Written problem: Below is a listing to write out in full, exactly as given, without its pictures.

################

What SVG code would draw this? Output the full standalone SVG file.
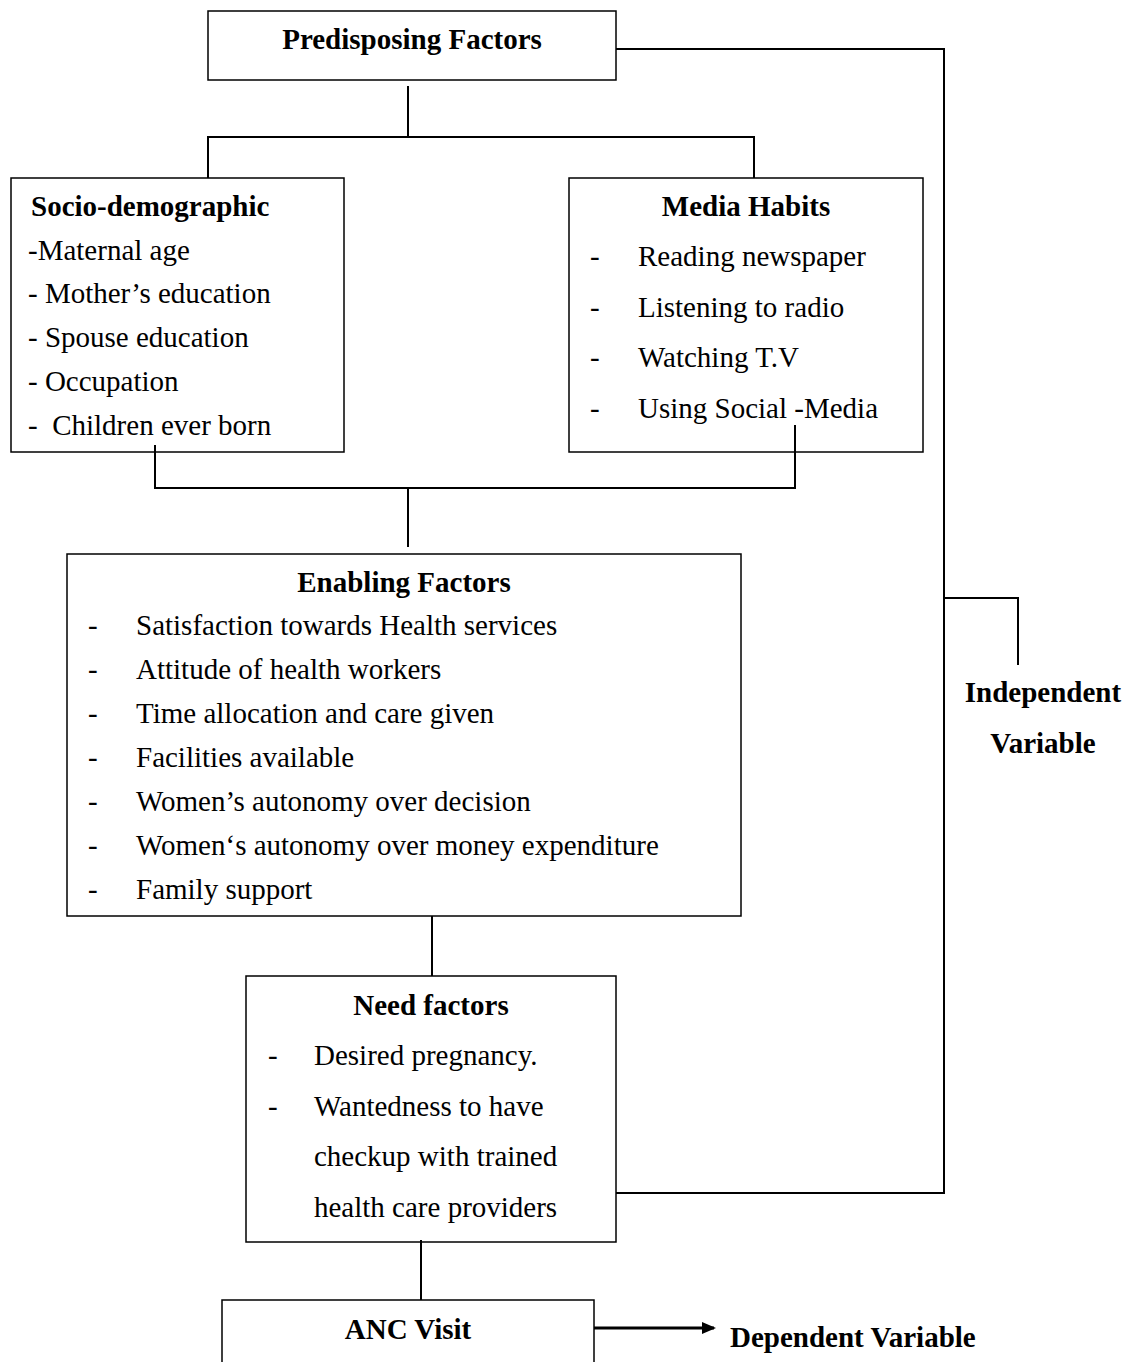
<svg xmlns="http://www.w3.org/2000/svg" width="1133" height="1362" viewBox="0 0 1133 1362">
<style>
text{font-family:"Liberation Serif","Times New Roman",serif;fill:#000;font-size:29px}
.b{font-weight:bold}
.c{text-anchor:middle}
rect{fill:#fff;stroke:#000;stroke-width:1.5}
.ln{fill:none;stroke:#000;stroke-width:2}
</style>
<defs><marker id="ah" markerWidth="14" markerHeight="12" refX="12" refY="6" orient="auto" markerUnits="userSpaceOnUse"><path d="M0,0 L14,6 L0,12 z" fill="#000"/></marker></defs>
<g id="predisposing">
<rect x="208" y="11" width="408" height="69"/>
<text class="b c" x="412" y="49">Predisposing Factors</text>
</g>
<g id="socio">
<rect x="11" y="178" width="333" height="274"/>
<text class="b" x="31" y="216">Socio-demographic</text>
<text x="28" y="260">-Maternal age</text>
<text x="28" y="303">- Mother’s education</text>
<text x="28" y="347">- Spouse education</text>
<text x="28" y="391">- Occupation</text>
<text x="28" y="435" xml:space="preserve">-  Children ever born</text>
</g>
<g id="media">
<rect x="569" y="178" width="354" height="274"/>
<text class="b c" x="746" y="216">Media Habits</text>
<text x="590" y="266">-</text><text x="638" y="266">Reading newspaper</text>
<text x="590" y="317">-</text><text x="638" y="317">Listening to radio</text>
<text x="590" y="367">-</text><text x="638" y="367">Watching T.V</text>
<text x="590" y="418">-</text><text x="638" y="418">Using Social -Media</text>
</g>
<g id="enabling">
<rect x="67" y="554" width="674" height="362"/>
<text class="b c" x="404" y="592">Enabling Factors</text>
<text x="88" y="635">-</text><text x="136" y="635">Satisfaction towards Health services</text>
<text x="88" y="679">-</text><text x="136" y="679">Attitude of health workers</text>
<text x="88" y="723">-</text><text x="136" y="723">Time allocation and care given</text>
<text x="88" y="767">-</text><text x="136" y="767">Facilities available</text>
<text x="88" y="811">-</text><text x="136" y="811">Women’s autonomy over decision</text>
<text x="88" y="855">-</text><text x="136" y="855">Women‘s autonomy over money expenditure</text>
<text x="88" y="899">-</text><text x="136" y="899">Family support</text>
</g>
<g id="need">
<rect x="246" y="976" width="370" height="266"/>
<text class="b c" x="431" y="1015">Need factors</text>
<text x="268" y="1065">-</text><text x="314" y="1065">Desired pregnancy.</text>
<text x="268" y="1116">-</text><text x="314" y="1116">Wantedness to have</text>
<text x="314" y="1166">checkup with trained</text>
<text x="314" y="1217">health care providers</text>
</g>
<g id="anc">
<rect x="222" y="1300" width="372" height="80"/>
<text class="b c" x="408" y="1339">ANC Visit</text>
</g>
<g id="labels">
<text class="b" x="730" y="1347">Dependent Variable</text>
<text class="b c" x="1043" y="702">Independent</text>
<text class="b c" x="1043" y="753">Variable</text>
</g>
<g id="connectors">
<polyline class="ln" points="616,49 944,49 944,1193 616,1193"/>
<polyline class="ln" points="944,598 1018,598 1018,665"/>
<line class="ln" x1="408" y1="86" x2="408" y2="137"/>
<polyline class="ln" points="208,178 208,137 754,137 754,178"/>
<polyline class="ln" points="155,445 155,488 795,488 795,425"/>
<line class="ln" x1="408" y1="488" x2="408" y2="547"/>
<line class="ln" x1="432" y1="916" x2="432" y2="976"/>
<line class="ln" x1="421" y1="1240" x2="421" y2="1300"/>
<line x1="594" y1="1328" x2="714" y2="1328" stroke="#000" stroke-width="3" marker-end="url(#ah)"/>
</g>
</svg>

################

Written answer:
What SVG code would draw this? Output the full standalone SVG file.
<svg xmlns="http://www.w3.org/2000/svg" width="1133" height="1362" viewBox="0 0 1133 1362">
<style>
text{font-family:"Liberation Serif","Times New Roman",serif;fill:#000;font-size:29px}
.b{font-weight:bold}
.c{text-anchor:middle}
rect{fill:#fff;stroke:#000;stroke-width:1.5}
.ln{fill:none;stroke:#000;stroke-width:2}
</style>
<defs><marker id="ah" markerWidth="14" markerHeight="12" refX="12" refY="6" orient="auto" markerUnits="userSpaceOnUse"><path d="M0,0 L14,6 L0,12 z" fill="#000"/></marker></defs>
<g id="predisposing">
<rect x="208" y="11" width="408" height="69"/>
<text class="b c" x="412" y="49">Predisposing Factors</text>
</g>
<g id="socio">
<rect x="11" y="178" width="333" height="274"/>
<text class="b" x="31" y="216">Socio-demographic</text>
<text x="28" y="260">-Maternal age</text>
<text x="28" y="303">- Mother’s education</text>
<text x="28" y="347">- Spouse education</text>
<text x="28" y="391">- Occupation</text>
<text x="28" y="435" xml:space="preserve">-  Children ever born</text>
</g>
<g id="media">
<rect x="569" y="178" width="354" height="274"/>
<text class="b c" x="746" y="216">Media Habits</text>
<text x="590" y="266">-</text><text x="638" y="266">Reading newspaper</text>
<text x="590" y="317">-</text><text x="638" y="317">Listening to radio</text>
<text x="590" y="367">-</text><text x="638" y="367">Watching T.V</text>
<text x="590" y="418">-</text><text x="638" y="418">Using Social -Media</text>
</g>
<g id="enabling">
<rect x="67" y="554" width="674" height="362"/>
<text class="b c" x="404" y="592">Enabling Factors</text>
<text x="88" y="635">-</text><text x="136" y="635">Satisfaction towards Health services</text>
<text x="88" y="679">-</text><text x="136" y="679">Attitude of health workers</text>
<text x="88" y="723">-</text><text x="136" y="723">Time allocation and care given</text>
<text x="88" y="767">-</text><text x="136" y="767">Facilities available</text>
<text x="88" y="811">-</text><text x="136" y="811">Women’s autonomy over decision</text>
<text x="88" y="855">-</text><text x="136" y="855">Women‘s autonomy over money expenditure</text>
<text x="88" y="899">-</text><text x="136" y="899">Family support</text>
</g>
<g id="need">
<rect x="246" y="976" width="370" height="266"/>
<text class="b c" x="431" y="1015">Need factors</text>
<text x="268" y="1065">-</text><text x="314" y="1065">Desired pregnancy.</text>
<text x="268" y="1116">-</text><text x="314" y="1116">Wantedness to have</text>
<text x="314" y="1166">checkup with trained</text>
<text x="314" y="1217">health care providers</text>
</g>
<g id="anc">
<rect x="222" y="1300" width="372" height="80"/>
<text class="b c" x="408" y="1339">ANC Visit</text>
</g>
<g id="labels">
<text class="b" x="730" y="1347">Dependent Variable</text>
<text class="b c" x="1043" y="702">Independent</text>
<text class="b c" x="1043" y="753">Variable</text>
</g>
<g id="connectors">
<polyline class="ln" points="616,49 944,49 944,1193 616,1193"/>
<polyline class="ln" points="944,598 1018,598 1018,665"/>
<line class="ln" x1="408" y1="86" x2="408" y2="137"/>
<polyline class="ln" points="208,178 208,137 754,137 754,178"/>
<polyline class="ln" points="155,445 155,488 795,488 795,425"/>
<line class="ln" x1="408" y1="488" x2="408" y2="547"/>
<line class="ln" x1="432" y1="916" x2="432" y2="976"/>
<line class="ln" x1="421" y1="1240" x2="421" y2="1300"/>
<line x1="594" y1="1328" x2="714" y2="1328" stroke="#000" stroke-width="3" marker-end="url(#ah)"/>
</g>
</svg>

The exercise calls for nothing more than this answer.